To address your second question, the person on the earth does not live on an $xy$-plane, she lives on a sphere. I think this is an important point. The plane and the sphere are not only geometrically distinct (i.e., not isometric), but they are also topologically distinct (not homeomorphic). You seem to be suggesting that there are coordinates $(x,y)$ on the sphere in which the metric is $dx^2 + dy^2$, but this is incorrect. First of all, note that such coordinates could only possibly be defined locally, on some proper subset of the sphere, since the sphere is not homeomorphic to any subset of the plane. More fundamentally, even if you choose local coordinates $(x,y)$ on a subset of the sphere, the metric could never be the flat metric (in those or any other coordinates), since the sphere is not flat, which can be seen, for example, by computing that its Gauss curvature is nonzero.

Now, you could also, after choosing local coordinates $(x,y)$ on the sphere (in some neighborhood of Toronto), consider the flat metric $dx^2 + dy^2$. This would be a valid Riemannian metric in the coordinate neighborhood, but it would be completely irrelevant to this situation, because it would have nothing to do with the actual ("round") geometry of the earth, which, again, is induced from the flat metric on the ambient $\mathbb{R}^3$. It would be possible to choose the coordinates in such a way such that the distance between Toronto and Brazil is the same in either metric, but chances are that the distances between most points not on that great circle would be different in the two metrics.
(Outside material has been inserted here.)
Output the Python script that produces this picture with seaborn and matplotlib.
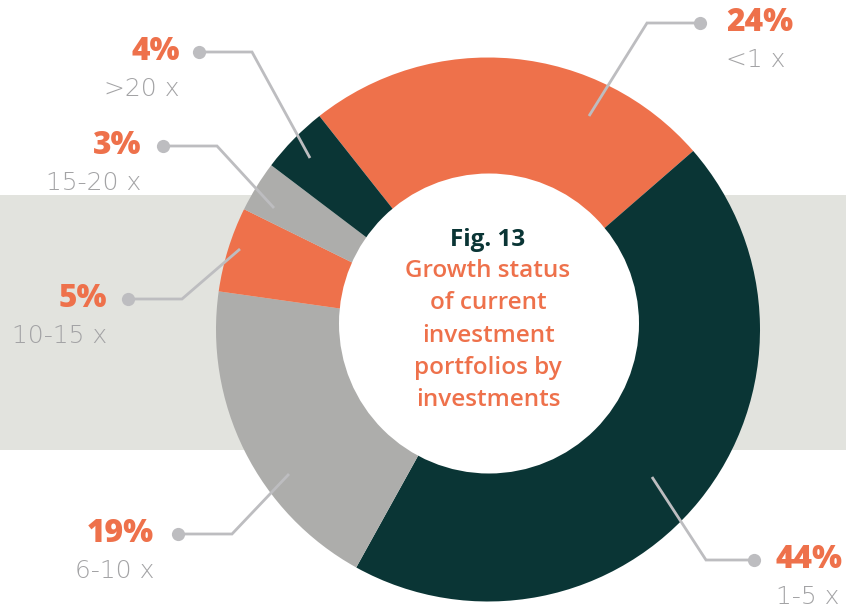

Let me say a word about distances. It's important not to conflate the Riemannian metric, call it $g$, on a manifold $M$ and the metric, call it $d$, that makes $M$ a metric space. $g$ computes the inner product between pairs of tangent vectors, whereas $d$ computes the distance between pairs of points. Of course, $g$ detemines $d$, since the distance $d(p, q)$ is the infimum of lengths of curves joining $p$ and $q$ (and the length of a curve is computed by integrating the $g$-length of its velocity vector). The question of whether $d$ determines $g$ (which I think is related to your last question) is a harder one, and I'm not sure what can be said.